On top of having her son, Liam, just four months ago, Walker was only able to practice for about a month since then because of provincial restrictions.
“That’s the longest I’ve been off the ice since I was six years old,” said Walker. “And I had a baby and my body changed a lot. So it was really slow for me, I would go out and practice one day and take a day or two off to recover and practice again.”
Brendan Bottcher is heading to his fifth Tim Hortons Brier. He was able to play three events this season, but said they felt more like practice because his team wasn’t able to get on the ice prior to those events.

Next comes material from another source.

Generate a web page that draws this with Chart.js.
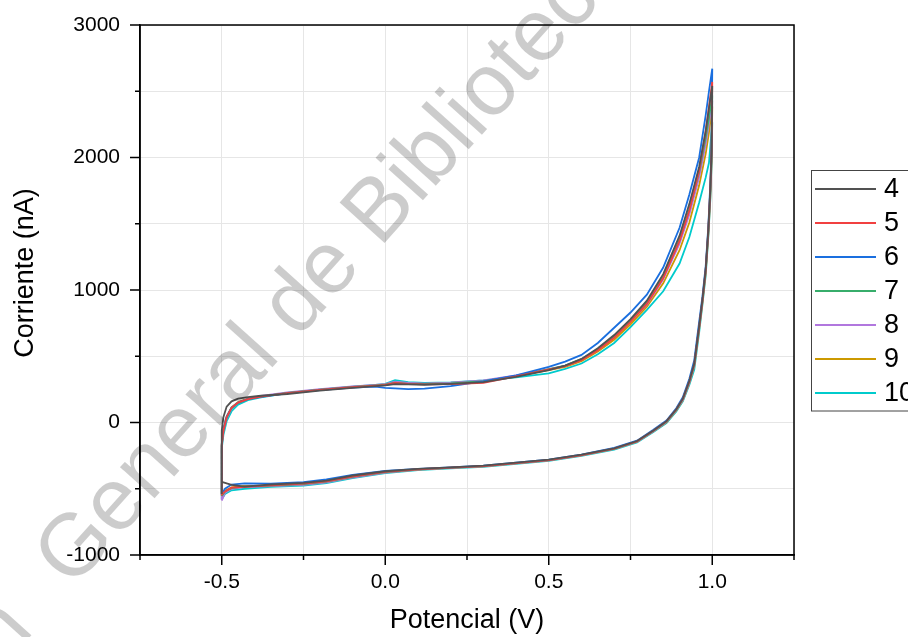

Both understand the need for restrictions, but are hopeful that Curling Alberta’s request for an exemption to train will be granted. Alberta Health confirmed it is reviewing the request and remains in contact with Curling Alberta.
There is some urgency though, as the Scotties Tournament of Hearts is less than a month away, beginning on Feb. 20.
“There’s nothing you can do in the gym that actually mimics in any way the sweeping or the sliding,” Walker said. “So that would be my biggest concern, is just making sure everyone stays healthy all week.”
“You can do a few stretching things,” Bottcher said. “You can do some visualization things. There’s things you can do to try and get mentally and physically ready to go. And then hopefully with a couple of days of practice we have before the Brier starts that’ll get us to where we need to be.”
Curling Canada has said that teams will be given two extra practice sessions once they’ve entered the curling bubble in Calgary at the Markin MacPhail Centre.